The huge wildfire that has been burning into Yosemite National Park for the last two weeks may have been started by an illegal marijuana growing operation, a local fire official said.

Six days after the Rim fire broke out in the middle of the Northern California forest, Twain Harte Fire and Rescue Chief Todd McNeal told a community meeting the blaze was definitely human-caused.

In his Aug. 23 talk, a video of which has been posted on YouTube, McNeal said that the fire started in a section of the Stanislaus National Forest inaccessible by foot or vehicle and that it was “highly suspected” that an illegal marijuana growing operation that sparked the blaze.


U.S. Forest Service and California Department of Forestry and Fire Protection officials will say only that the cause of the Rim fire is under investigation.

The blaze, the fourth-largest fire in California’s history, has burned 235,841 acres, or 368 square miles. About one-quarter of the burned area is in Yosemite National Park.

The fire has destroyed 111 structures, 11 of them residential, and is expected to be contained by Sept. 20, said Cal Fire spokesman Daniel Berlant. No structures inside the national park have been lost, officials said.

The blaze was listed as 75% contained Tuesday morning.

About 5,000 firefighters are battling the blaze, according to the U.S. Forest Service.

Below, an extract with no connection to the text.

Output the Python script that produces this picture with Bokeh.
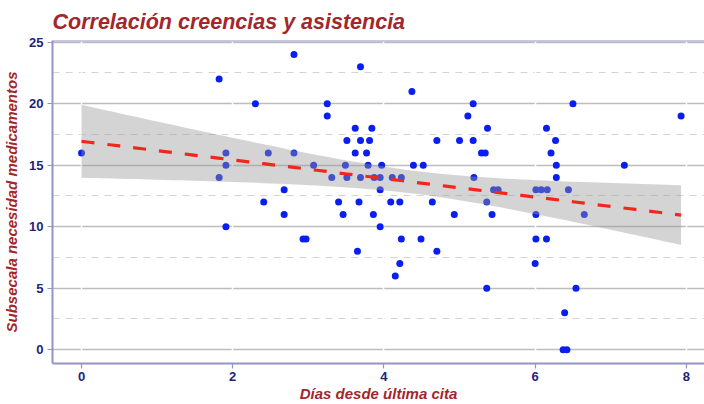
import numpy as np
from bokeh.plotting import figure
from bokeh.models import SingleIntervalTicker, Span, ColumnDataSource
from bokeh.embed import file_html
from bokeh.resources import INLINE

# Days since last appointment vs. "necesidad medicamentos" subscale
dias = [0.00, 1.82, 1.82, 1.91, 1.91, 1.91, 2.30, 2.41, 2.47, 2.68, 2.68, 2.81, 2.81,
        2.93, 2.97, 3.07, 3.25, 3.25, 3.31, 3.40, 3.46, 3.49, 3.51, 3.51, 3.62, 3.62,
        3.65, 3.67, 3.69, 3.69, 3.69, 3.77, 3.79, 3.81, 3.84, 3.86, 3.87, 3.95, 3.95,
        3.95, 3.97, 4.09, 4.11, 4.15, 4.21, 4.21, 4.23, 4.23, 4.37, 4.39, 4.49, 4.52,
        4.64, 4.70, 4.70, 4.93, 5.00, 5.11, 5.18, 5.18, 5.19, 5.29, 5.34, 5.36, 5.36,
        5.37, 5.43, 5.45, 5.51, 6.00, 6.01, 6.01, 6.01, 6.08, 6.15, 6.15, 6.16, 6.21,
        6.27, 6.28, 6.28, 6.37, 6.39, 6.42, 6.44, 6.50, 6.54, 6.65, 7.18, 7.93]
necesidad = [16, 22, 14, 16, 15, 10, 20, 12, 16, 13, 11, 24, 16,
             9, 9, 15, 20, 19, 14, 12, 11, 15, 17, 14, 18, 16,
             8, 12, 23, 17, 14, 16, 15, 17, 18, 11, 14, 14, 13,
             10, 15, 12, 14, 6, 12, 7, 14, 9, 21, 15, 9, 15,
             12, 17, 8, 11, 17, 19, 20, 17, 14, 16, 16, 12, 5,
             18, 11, 13, 13, 7, 13, 11, 9, 13, 18, 9, 13, 16,
             17, 15, 14, 0, 3, 0, 13, 20, 5, 11, 15, 19]

X_LIMITS = (-0.384, 8.24)
Y_LIMITS = (-1.12, 25.14)
T95 = 1.987  # two-sided 95% t quantile, df = n - 2

# ordinary least squares fit with 95% confidence band for the mean
x = np.asarray(dias, dtype=float)
y = np.asarray(necesidad, dtype=float)
n = len(x)
slope, intercept = np.polyfit(x, y, 1)
resid = y - (intercept + slope * x)
s = np.sqrt(np.sum(resid ** 2) / (n - 2))
sxx = np.sum((x - x.mean()) ** 2)
xf = np.linspace(x.min(), x.max(), 80)
yf = intercept + slope * xf
se = s * np.sqrt(1.0 / n + (xf - x.mean()) ** 2 / sxx)
fit = ColumnDataSource(dict(x=xf, y=yf, lo=yf - T95 * se, hi=yf + T95 * se))

TITLE_RED = "#A2262B"
TICK_NAVY = "#1E2478"
FRAME = "#9494C4"

p = figure(width=704, height=404, x_range=X_LIMITS, y_range=Y_LIMITS,
           output_backend="svg", toolbar_location=None,
           min_border_left=52, min_border_right=0, min_border_top=40,
           min_border_bottom=40, outline_line_color=None,
           background_fill_color="white", border_fill_color="white")

p.title.text = "Correlación creencias y asistencia"
p.title.text_font = "Liberation Sans"
p.title.text_font_style = "bold italic"
p.title.text_font_size = "21.5px"
p.title.text_color = TITLE_RED
p.title.offset = 0
p.title.standoff = 14

# grids: solid major / dashed minor horizontals, white verticals on top
p.xaxis.ticker = SingleIntervalTicker(interval=2, num_minor_ticks=0)
p.yaxis.ticker = SingleIntervalTicker(interval=5, num_minor_ticks=2)
xg = p.xgrid[0]
yg = p.ygrid[0]
yg.grid_line_color = "#BDBDBD"
yg.grid_line_width = 1.6
yg.minor_grid_line_color = "#D4D4D4"
yg.minor_grid_line_width = 1.0
yg.minor_grid_line_dash = "7 6"
xg.grid_line_color = "white"
xg.grid_line_width = 1.5
p.center = [yg, xg]

for ax in (p.xaxis[0], p.yaxis[0]):
    ax.axis_line_color = FRAME
    ax.axis_line_width = 2
    ax.major_tick_line_color = FRAME
    ax.major_tick_line_width = 1.2
    ax.major_tick_out = 5
    ax.major_tick_in = 0
    ax.minor_tick_line_color = None
    ax.major_label_text_font = "Liberation Sans"
    ax.major_label_text_font_style = "bold"
    ax.major_label_text_font_size = "13px"
    ax.major_label_text_color = TICK_NAVY
    ax.axis_label_text_font = "Liberation Sans"
    ax.axis_label_text_font_style = "bold italic"
    ax.axis_label_text_font_size = "15px"
    ax.axis_label_text_color = TITLE_RED

p.xaxis.axis_label = "Días desde última cita"
p.yaxis.axis_label = "Subsecala necesidad medicamentos"
p.xaxis.major_label_standoff = 3
p.yaxis.major_label_standoff = 4
p.xaxis.axis_label_standoff = 1
p.yaxis.axis_label_standoff = 6

# top border of the panel
p.add_layout(Span(location=Y_LIMITS[1], dimension="width",
                  line_color=FRAME, line_width=2))

p.scatter(dias, necesidad, size=7, color="#0A1EF0", line_color=None)
p.varea(x="x", y1="lo", y2="hi", source=fit, fill_color="#999999", fill_alpha=0.42)
p.line(x="x", y="y", source=fit, line_color="#F2261C", line_width=3.2,
       line_dash="13 13")

open("out.html", "w").write(file_html(p, INLINE))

Officials warned that smoke from the Rim fire, which started Aug. 17, was beginning to settle over Yosemite Valley, Wawona, Foresta and other areas, causing “air quality impacts,” the Forest Service reported. Smoky conditions are expected to persist for the next few days.

Battling the blaze, the largest in California this year, has cost $60 million in state and federal funds, U.S. Forest Service spokesman Trevor Augustino said.

Six other fires are burning in California, down from about a dozen last week, with more than 8,000 firefighting personnel deployed across the state, Berlant said. There has been an increase in fire activity in recent weeks, he said, because of dry conditions, gusty winds and dry lightning that sparked several hundred fires.